Are you a user or a program? Am I a duck?
As I printed the first week’s deliverables list to review (non-digital move on my behalf), I forced myself to step away from my preconceptions. I juxtaposed my past, present, and future against ongoing digitization, digitalization, and the never-ending digital transformation. Was this indeed the class for me?
Walking back to the Beacon Street parking garage, I laughed as Hans Christen Anderson’s tale The Ugly Duckling and Disney’s Tron flashed in my mind. Why? Well, let us start with the Danish Fairytale. The tale centers on a young duckling that struggles to find his/her place and fit in with his/her supposed waterfowl brethren on all counts. After trials and tribulations, the tale ends with the ugly duckling realizing that he or she is, in fact, a Cygnet – a baby Swan. My academic and professional background to date has been quite regimented, STEM-focused, at times cloistered, and quite linear. I attended a small maritime quasi-military academy for undergrad.

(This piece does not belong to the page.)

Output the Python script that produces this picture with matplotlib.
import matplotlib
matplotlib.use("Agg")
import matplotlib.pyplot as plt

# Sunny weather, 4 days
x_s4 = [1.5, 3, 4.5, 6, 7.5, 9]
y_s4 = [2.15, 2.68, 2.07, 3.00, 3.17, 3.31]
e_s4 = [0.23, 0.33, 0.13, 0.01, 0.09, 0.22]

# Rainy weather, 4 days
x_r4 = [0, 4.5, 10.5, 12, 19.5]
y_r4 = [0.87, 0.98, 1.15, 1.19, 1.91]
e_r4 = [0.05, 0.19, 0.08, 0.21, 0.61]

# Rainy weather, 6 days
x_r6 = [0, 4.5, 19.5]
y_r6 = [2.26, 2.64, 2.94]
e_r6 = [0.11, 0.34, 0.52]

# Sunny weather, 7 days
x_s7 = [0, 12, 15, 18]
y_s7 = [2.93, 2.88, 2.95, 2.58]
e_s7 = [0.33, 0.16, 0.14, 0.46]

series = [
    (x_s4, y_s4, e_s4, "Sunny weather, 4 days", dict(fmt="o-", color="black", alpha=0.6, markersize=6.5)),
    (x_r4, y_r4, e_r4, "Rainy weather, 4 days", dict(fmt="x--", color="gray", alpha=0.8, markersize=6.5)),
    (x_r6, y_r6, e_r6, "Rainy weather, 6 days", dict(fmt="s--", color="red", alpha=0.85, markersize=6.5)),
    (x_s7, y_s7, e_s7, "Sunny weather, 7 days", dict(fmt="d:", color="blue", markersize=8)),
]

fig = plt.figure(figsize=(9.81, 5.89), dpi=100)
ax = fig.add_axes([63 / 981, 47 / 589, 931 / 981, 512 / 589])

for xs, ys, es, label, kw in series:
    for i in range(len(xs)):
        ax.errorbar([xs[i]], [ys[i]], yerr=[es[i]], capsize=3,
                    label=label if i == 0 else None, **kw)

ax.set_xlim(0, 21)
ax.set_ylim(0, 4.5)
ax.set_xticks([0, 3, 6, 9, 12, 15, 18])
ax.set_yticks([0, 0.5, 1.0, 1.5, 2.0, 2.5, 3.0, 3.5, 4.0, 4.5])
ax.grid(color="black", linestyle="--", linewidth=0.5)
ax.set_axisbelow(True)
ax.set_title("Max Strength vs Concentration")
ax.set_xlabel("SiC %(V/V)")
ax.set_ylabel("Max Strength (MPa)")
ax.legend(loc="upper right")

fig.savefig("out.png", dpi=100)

I studied Marine Engineering and naval science – the antithesis of a liberal arts education. After college, I began two different and separate careers: a Navy Reserve Officer and the other as a sea-going marine engineering officer in the offshore oil industry. To this point, I felt, acted, and associated with ‘the ducks.’ Life had stayed logical and linear. After several years working in oil and gas / the Navy, I found myself inside the Beacon Street parking lot, contemplating my expectations for this class. After nearly two years outside my marine engineering ‘nest,’ the decision was clear – this was a class I needed to take. You see, I’ve grown to relish my academic experiences in Boston College’s tightknit MBA cohort, not for the course contents or, at times, the caliber of instruction but for my classmates’ interactions. While I value my past experiences and my professional methodologies, I honestly felt that this course would be a great crucible to continue that brand of exposure and academic rigor. I do not want to leave a full-time MBA program without snagging every chance to ask the hard questions about a realm I am somewhat blind to. I am ready to dive into each item listed on the syllabus and eager to engage with my classmates on how it will affect our lives, careers, and the world we live in.

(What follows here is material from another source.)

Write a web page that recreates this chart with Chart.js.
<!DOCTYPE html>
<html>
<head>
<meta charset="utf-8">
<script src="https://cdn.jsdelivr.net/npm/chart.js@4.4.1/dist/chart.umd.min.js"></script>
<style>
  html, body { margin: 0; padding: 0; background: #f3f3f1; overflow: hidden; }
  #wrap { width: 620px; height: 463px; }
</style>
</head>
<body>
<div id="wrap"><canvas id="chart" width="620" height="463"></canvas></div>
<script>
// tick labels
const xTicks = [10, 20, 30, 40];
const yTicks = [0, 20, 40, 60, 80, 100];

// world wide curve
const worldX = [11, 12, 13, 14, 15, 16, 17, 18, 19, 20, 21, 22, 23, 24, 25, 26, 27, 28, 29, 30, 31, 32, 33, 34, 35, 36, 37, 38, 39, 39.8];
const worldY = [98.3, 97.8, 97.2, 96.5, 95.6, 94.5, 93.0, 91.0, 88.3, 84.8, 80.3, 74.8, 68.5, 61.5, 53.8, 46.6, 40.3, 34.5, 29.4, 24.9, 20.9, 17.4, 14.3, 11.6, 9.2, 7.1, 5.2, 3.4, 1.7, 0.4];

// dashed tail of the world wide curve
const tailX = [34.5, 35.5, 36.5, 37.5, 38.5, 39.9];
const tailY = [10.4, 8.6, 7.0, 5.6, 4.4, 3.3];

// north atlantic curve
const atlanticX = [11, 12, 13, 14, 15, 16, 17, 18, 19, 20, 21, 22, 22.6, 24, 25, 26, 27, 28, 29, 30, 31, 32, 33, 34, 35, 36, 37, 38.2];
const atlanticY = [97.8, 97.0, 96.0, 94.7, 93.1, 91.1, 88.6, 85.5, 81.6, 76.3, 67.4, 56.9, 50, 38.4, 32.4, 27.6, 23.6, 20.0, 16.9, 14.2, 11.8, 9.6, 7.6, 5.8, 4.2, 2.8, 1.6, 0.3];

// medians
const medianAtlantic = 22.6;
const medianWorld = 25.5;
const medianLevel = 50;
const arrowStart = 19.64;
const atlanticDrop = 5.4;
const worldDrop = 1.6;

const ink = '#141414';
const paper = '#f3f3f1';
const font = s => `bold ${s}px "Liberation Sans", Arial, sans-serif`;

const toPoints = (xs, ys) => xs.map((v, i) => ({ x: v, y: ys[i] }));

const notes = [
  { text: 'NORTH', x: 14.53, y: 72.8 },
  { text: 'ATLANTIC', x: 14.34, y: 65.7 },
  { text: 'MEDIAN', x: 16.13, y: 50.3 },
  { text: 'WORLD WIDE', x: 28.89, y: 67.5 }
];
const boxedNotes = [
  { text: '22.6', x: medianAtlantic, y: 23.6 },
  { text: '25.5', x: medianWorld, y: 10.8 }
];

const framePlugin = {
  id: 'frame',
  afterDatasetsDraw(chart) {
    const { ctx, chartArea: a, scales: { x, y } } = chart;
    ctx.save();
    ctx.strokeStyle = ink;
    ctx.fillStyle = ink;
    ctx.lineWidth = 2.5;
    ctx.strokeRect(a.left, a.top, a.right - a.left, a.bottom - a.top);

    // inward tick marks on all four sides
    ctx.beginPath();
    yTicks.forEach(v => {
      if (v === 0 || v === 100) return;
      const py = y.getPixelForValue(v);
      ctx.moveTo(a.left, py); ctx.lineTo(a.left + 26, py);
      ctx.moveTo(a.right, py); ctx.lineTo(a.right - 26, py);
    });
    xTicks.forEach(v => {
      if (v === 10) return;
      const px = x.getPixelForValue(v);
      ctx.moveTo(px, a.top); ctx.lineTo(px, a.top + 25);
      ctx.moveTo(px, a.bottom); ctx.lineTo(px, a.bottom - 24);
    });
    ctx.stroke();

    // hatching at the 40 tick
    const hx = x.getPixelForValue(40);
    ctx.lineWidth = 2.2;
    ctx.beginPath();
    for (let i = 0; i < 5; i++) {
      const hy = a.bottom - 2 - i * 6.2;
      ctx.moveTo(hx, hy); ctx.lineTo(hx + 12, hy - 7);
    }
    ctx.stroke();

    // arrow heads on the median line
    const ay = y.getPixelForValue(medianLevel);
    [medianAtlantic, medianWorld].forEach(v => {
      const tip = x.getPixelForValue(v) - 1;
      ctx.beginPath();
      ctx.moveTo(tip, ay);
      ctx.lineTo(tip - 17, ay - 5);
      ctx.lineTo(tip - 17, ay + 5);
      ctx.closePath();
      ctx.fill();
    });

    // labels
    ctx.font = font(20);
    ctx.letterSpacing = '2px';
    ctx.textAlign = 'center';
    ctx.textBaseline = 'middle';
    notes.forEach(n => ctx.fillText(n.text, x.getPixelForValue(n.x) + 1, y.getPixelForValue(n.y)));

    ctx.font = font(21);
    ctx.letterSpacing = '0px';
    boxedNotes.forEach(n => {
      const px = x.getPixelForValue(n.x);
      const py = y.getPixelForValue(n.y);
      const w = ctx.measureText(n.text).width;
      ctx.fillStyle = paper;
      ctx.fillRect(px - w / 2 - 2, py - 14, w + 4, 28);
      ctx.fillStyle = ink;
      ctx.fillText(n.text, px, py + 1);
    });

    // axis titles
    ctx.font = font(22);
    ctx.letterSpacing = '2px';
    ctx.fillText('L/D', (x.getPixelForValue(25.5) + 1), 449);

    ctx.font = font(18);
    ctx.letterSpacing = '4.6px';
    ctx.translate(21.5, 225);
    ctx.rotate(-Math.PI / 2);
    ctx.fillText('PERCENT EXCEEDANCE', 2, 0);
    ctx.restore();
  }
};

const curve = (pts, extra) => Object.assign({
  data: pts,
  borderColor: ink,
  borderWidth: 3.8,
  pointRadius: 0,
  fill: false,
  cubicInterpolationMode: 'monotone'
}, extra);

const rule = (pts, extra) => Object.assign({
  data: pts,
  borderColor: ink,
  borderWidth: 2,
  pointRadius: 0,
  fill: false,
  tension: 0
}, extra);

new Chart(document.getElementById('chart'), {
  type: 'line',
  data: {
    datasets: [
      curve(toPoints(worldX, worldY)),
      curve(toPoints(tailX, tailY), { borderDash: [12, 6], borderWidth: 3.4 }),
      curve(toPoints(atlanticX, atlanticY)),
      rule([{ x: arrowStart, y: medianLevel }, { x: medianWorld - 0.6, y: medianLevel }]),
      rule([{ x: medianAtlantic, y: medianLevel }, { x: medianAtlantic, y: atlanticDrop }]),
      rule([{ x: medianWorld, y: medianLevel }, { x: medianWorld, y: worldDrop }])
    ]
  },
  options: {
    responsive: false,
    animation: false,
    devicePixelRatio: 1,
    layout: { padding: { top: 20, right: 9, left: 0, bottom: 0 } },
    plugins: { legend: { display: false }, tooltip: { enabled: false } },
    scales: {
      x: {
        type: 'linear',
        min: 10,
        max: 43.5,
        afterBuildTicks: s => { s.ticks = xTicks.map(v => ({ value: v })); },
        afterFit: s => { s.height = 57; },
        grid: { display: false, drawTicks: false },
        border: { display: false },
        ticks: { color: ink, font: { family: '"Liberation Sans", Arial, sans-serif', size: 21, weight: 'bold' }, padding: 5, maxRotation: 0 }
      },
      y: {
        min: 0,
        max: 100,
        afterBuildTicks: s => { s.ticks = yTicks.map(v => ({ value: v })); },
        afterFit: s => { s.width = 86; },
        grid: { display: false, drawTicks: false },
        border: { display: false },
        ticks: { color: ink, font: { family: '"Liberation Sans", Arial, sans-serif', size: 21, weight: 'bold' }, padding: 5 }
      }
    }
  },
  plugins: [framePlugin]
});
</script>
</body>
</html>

How does a 1980’s Disney Sci-Fi movie play in? Like Twitter, Reddit, Instagram, Facebook, LinkedIn, or other things ‘digital’, it maintains a cult-like following and some digital-esq attributes. In short, a tech worker gets beamed into a mainframe computer and assumes the role of protagonist fighting for the world and its ‘users’ (humans) and against the antagonist ‘programs.’ Thinking about taking a class with graded Twitter and other abstract attributes – at first glance – made me feel like I just got beamed into a computer. However, the more I reflected, the more it became clear to me. I cannot continue to deny the power of digital transformation as it applies to all aspects of my life. To paraphrase one of the lines from the movie – I chuckled and thought, do I want to be an informed “user” or remain a somewhat myopic “program”?

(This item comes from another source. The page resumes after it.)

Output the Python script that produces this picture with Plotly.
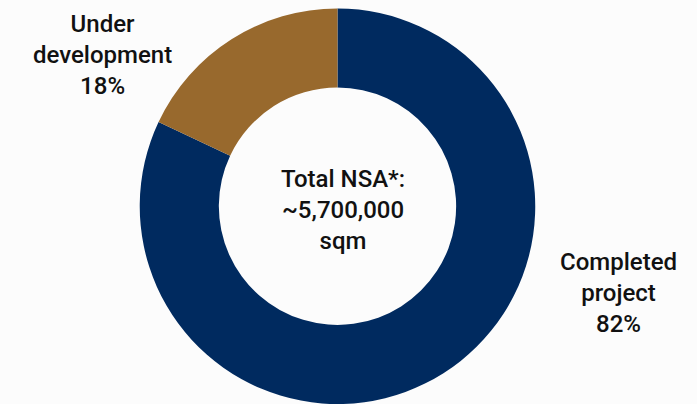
import plotly.graph_objects as go

# Share of net saleable area by status
labels = ["Completed project", "Under development"]
shares = [82, 18]
label_text = ["Completed<br>project<br>82%", "Under<br>development<br>18%"]
colors = ["#002a5f", "#98692d"]
center_text = "Total NSA*:<br>~5,700,000<br>sqm"

W, H = 697, 404
BG = "#fcfcfc"

fig = go.Figure(
    go.Pie(
        labels=labels,
        values=shares,
        hole=0.6,
        sort=False,
        direction="clockwise",
        rotation=0,
        marker=dict(colors=colors, line=dict(width=0)),
        textinfo="none",
        hoverinfo="label+percent",
        showlegend=False,
        domain=dict(x=[0.4842 - 0.2848, 0.4842 + 0.2848], y=[0.0, 0.979]),
    )
)

font = dict(family="Roboto, Lato, sans-serif", size=24, color="#111111", weight=500)


def label(x, y, text):
    fig.add_annotation(x=x / W, y=1 - y / H, xref="paper", yref="paper",
                       xanchor="center", yanchor="middle",
                       text=text, showarrow=False, font=font, align="center")


label(343, 210, center_text)
label(618, 293, label_text[0])
label(102, 55, label_text[1])

fig.update_layout(
    width=W, height=H,
    margin=dict(l=0, r=0, t=0, b=0),
    paper_bgcolor=BG, plot_bgcolor=BG,
)

fig.write_html("out.html")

I’m looking forward to seeing student presentations, expanding my digital footprint comfort, and digital transformation awareness. I don’t want to leave BC programmed as a somewhat social tech Luddite (duckling) or a consultant well behind the digital curve. Rather, I hope to continue to expand my knowledge and experiences as I learn that I may be more of the ‘Cygnet’ than I originally thought. I hope to gain a much more applicable understanding of what-is-what in the digital commons and the means to frame my thoughts adroitly going forward.